PROBLEM = Output the material word for word. Leave each picture out.

DATASET EXCERPT =
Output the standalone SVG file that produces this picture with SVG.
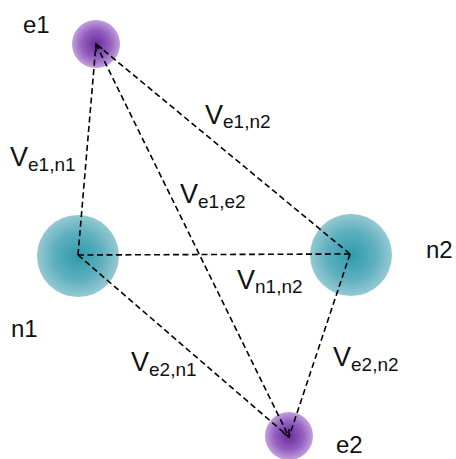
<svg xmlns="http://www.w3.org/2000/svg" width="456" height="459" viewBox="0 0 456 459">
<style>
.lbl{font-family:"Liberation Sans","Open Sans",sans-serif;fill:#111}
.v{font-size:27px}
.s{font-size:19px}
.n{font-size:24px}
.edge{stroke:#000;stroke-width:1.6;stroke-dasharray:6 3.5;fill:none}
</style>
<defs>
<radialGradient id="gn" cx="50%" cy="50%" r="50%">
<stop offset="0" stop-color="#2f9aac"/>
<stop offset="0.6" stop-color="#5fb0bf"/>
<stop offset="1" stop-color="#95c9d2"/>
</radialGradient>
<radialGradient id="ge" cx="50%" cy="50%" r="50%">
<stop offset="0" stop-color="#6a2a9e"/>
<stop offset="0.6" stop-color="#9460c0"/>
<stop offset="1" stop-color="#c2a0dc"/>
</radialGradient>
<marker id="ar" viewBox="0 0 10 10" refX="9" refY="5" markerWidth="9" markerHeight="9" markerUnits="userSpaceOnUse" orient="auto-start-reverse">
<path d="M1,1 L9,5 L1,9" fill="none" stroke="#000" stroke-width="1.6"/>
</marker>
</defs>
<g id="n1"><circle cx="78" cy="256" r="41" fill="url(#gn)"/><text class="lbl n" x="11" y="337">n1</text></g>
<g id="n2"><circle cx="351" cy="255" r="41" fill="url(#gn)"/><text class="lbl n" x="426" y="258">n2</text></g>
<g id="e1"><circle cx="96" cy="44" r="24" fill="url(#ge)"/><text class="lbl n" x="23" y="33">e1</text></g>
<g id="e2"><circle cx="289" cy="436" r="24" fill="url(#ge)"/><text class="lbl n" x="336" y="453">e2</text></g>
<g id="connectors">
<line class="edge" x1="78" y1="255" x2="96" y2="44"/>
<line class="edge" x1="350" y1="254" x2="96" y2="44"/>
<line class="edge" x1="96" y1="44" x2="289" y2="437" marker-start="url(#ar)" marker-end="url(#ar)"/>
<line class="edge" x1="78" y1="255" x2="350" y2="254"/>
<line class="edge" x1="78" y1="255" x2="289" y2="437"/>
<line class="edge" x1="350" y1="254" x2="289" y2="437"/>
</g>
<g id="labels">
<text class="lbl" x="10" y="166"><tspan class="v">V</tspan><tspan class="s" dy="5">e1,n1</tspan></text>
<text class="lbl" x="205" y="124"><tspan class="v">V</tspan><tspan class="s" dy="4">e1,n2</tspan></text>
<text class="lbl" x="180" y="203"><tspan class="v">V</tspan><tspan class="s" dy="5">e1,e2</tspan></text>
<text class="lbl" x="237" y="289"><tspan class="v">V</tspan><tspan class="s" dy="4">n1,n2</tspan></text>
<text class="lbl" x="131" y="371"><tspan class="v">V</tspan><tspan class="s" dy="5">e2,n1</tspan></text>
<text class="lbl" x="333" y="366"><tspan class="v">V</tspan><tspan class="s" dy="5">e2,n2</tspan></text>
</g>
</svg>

TASK OUTPUT =
Output the standalone SVG file that produces this picture with SVG.
<svg xmlns="http://www.w3.org/2000/svg" width="456" height="459" viewBox="0 0 456 459">
<style>
.lbl{font-family:"Liberation Sans","Open Sans",sans-serif;fill:#111}
.v{font-size:27px}
.s{font-size:19px}
.n{font-size:24px}
.edge{stroke:#000;stroke-width:1.6;stroke-dasharray:6 3.5;fill:none}
</style>
<defs>
<radialGradient id="gn" cx="50%" cy="50%" r="50%">
<stop offset="0" stop-color="#2f9aac"/>
<stop offset="0.6" stop-color="#5fb0bf"/>
<stop offset="1" stop-color="#95c9d2"/>
</radialGradient>
<radialGradient id="ge" cx="50%" cy="50%" r="50%">
<stop offset="0" stop-color="#6a2a9e"/>
<stop offset="0.6" stop-color="#9460c0"/>
<stop offset="1" stop-color="#c2a0dc"/>
</radialGradient>
<marker id="ar" viewBox="0 0 10 10" refX="9" refY="5" markerWidth="9" markerHeight="9" markerUnits="userSpaceOnUse" orient="auto-start-reverse">
<path d="M1,1 L9,5 L1,9" fill="none" stroke="#000" stroke-width="1.6"/>
</marker>
</defs>
<g id="n1"><circle cx="78" cy="256" r="41" fill="url(#gn)"/><text class="lbl n" x="11" y="337">n1</text></g>
<g id="n2"><circle cx="351" cy="255" r="41" fill="url(#gn)"/><text class="lbl n" x="426" y="258">n2</text></g>
<g id="e1"><circle cx="96" cy="44" r="24" fill="url(#ge)"/><text class="lbl n" x="23" y="33">e1</text></g>
<g id="e2"><circle cx="289" cy="436" r="24" fill="url(#ge)"/><text class="lbl n" x="336" y="453">e2</text></g>
<g id="connectors">
<line class="edge" x1="78" y1="255" x2="96" y2="44"/>
<line class="edge" x1="350" y1="254" x2="96" y2="44"/>
<line class="edge" x1="96" y1="44" x2="289" y2="437" marker-start="url(#ar)" marker-end="url(#ar)"/>
<line class="edge" x1="78" y1="255" x2="350" y2="254"/>
<line class="edge" x1="78" y1="255" x2="289" y2="437"/>
<line class="edge" x1="350" y1="254" x2="289" y2="437"/>
</g>
<g id="labels">
<text class="lbl" x="10" y="166"><tspan class="v">V</tspan><tspan class="s" dy="5">e1,n1</tspan></text>
<text class="lbl" x="205" y="124"><tspan class="v">V</tspan><tspan class="s" dy="4">e1,n2</tspan></text>
<text class="lbl" x="180" y="203"><tspan class="v">V</tspan><tspan class="s" dy="5">e1,e2</tspan></text>
<text class="lbl" x="237" y="289"><tspan class="v">V</tspan><tspan class="s" dy="4">n1,n2</tspan></text>
<text class="lbl" x="131" y="371"><tspan class="v">V</tspan><tspan class="s" dy="5">e2,n1</tspan></text>
<text class="lbl" x="333" y="366"><tspan class="v">V</tspan><tspan class="s" dy="5">e2,n2</tspan></text>
</g>
</svg>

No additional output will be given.